Но сами европейские нации «чувство Европы» в себе заглушили, подавили «войнами и гражданскими распрями»: Мандельштам критикует всякий национальный мессионизм и тут же подчеркивает роль России как хранительницы идеи Европы (II, 250–251), неотъемлемой частью которой является немецкая культура, так глубоко воспринятая в России. Примером усвоения европейского (и как его части — немецкого) культурного наследия является для Мандельштама опыт Карамзина, постоянным «проводником» немецкой темы у Мандельштама оказывается Тютчев:
«Альпам посвящены лучшие стихи Тютчева. Совершенно своеобразное, насквозь одухотворенное отношение русского поэта к геологическому буйству альпийского кряжа объясняется именно тем, что здесь буйной геологической катастрофой вздыблена в мощные кряжи своя родная, историческая земля… носившая Канта и Гете» («Пшеница человеческая», II, 251).

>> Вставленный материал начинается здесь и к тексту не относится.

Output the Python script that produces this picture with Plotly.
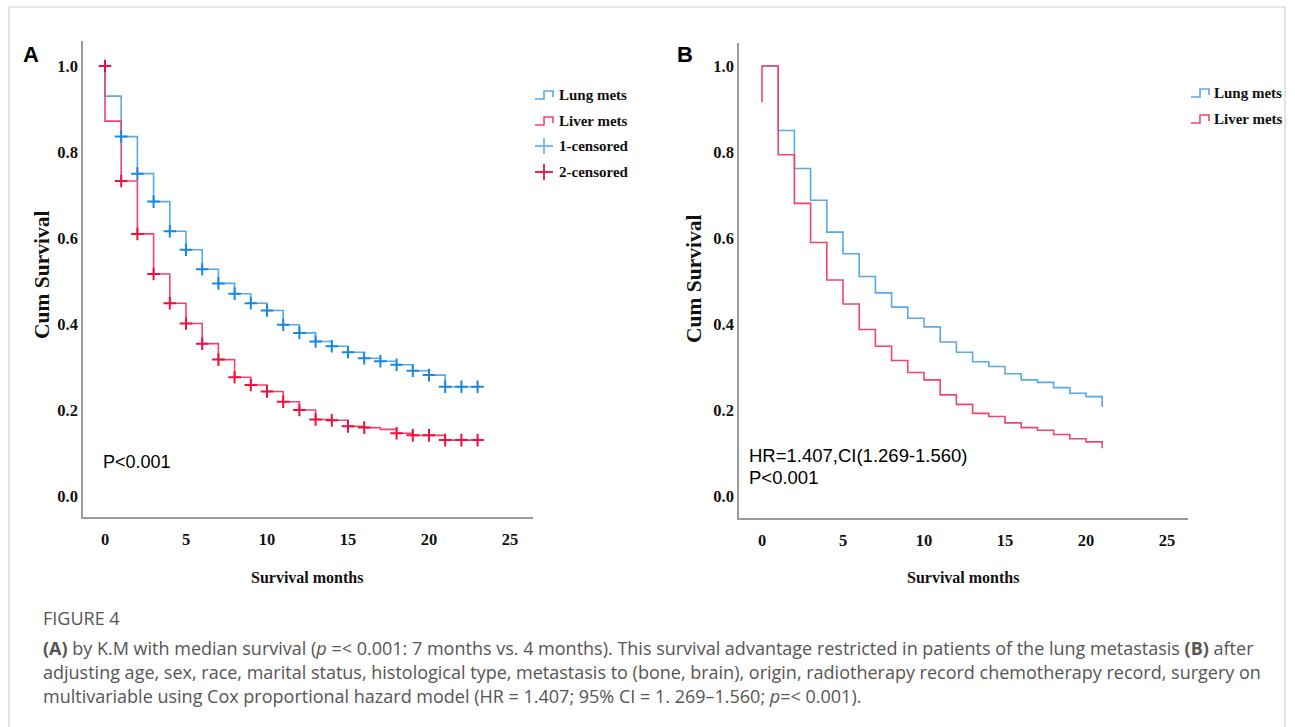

Мандельштам сравнивает произошедшие исторические изменения с землетрясениями и геологическими сдвигами[140]: европейские горы — Альпы — у Мандельштама ассоциируются с европейским опытом Карамзина и Тютчева. Интересно в приведенном отрывке не только то, что Тютчев локализуется в альпийском пейзаже (отсыл к альпийским стихам Тютчева), но и то, что в контексте высказывания появляются эпитеты и понятия, так или иначе связанные с семантическим полем немецкого: «буйный» и «буйство», уводящие к «Оде Бетховену» и «Баху», «мощный кряж», заставляющий вспомнить «кряжистого» Лютера.